Donald Trump, fervent soutien de l’ILA
Autre avantage, « en raison du manque de nouveaux terrains disponibles dans la plupart des ports de la côte Est, le seul moyen de traiter plus de volumes est en effet de densifier les installations existantes », explique un article de Marine marchande. S’il faut désormais attendre la ratification du nouveau contrat-cadre pour en apprendre plus sur la modernisation des installations des terminaux, le pire est en tout cas évité. Le monde du transport maritime redoutait en effet les conséquences désastreuses d’une grève prolongée sur le trafic maritime transatlantique, mais aussi entre les Etats-Unis et l’Asie.
Le fait que ce scénario catastrophe soit finalement retombé comme un soufflet tient par ailleurs beaucoup au calendrier politique américain. La conclusion d’un nouvel accord-cadre survient en effet 12 jours avant l’investigation à la présidence de Donald Trump. Ce dernier s’est dernièrement posé en fervent soutien de l’ILA. Le futur locataire de la Maison blanche s’est prononcé contre l’automatisation des ports dans un post sur le réseau social Truth. « Je sais à peu près tout ce qu’il y a à savoir à ce sujet, écrit-il. La somme d’argent économisée n’est rien en comparaison de la détresse, du mal et du préjudice causés aux dockers. Je préférerais que ces entreprises étrangères consacrent [leurs] bénéfices aux hommes et aux femmes qui travaillent sur nos quais, plutôt qu’aux machines, qui coûtent cher et qu’il faudra constamment remplacer ».

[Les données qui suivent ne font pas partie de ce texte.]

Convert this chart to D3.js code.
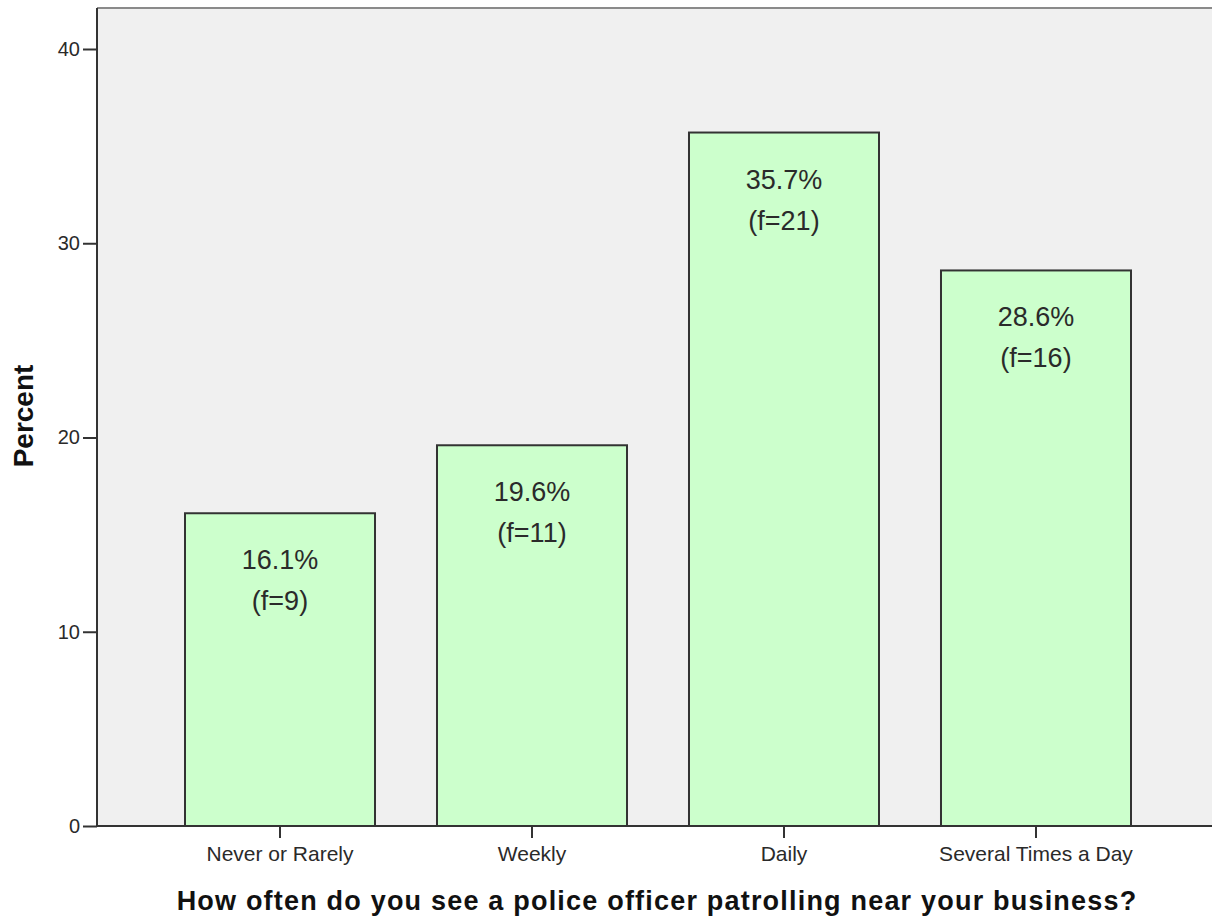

Ce positionnement n’a pas manqué de ravir l’ILA. « Tout au long de ma carrière, je n’ai jamais vu un homme politique – et encore moins le président des Etats-Unis –, comprendre réellement l’importance du travail que nos membres accomplissent chaque jour, a ainsi déclaré son président, Harold Dagget qui s’est entretenu avec Donald Trump le 12 décembre à Mar-a-Lago. Mais hier, le président élu Trump a non seulement démontré cette compréhension, mais il a également fait preuve du plus grand respect pour le travail acharné, les sacrifices et le dévouement de nos membres ».
La conclusion de cette crise montre à ceux qui en douteraient encore qu’au cours du deuxième mandat de Donald Trump la politique commerciale de la première puissance mondiale sera clairement axée sur le populisme et le protectionnisme.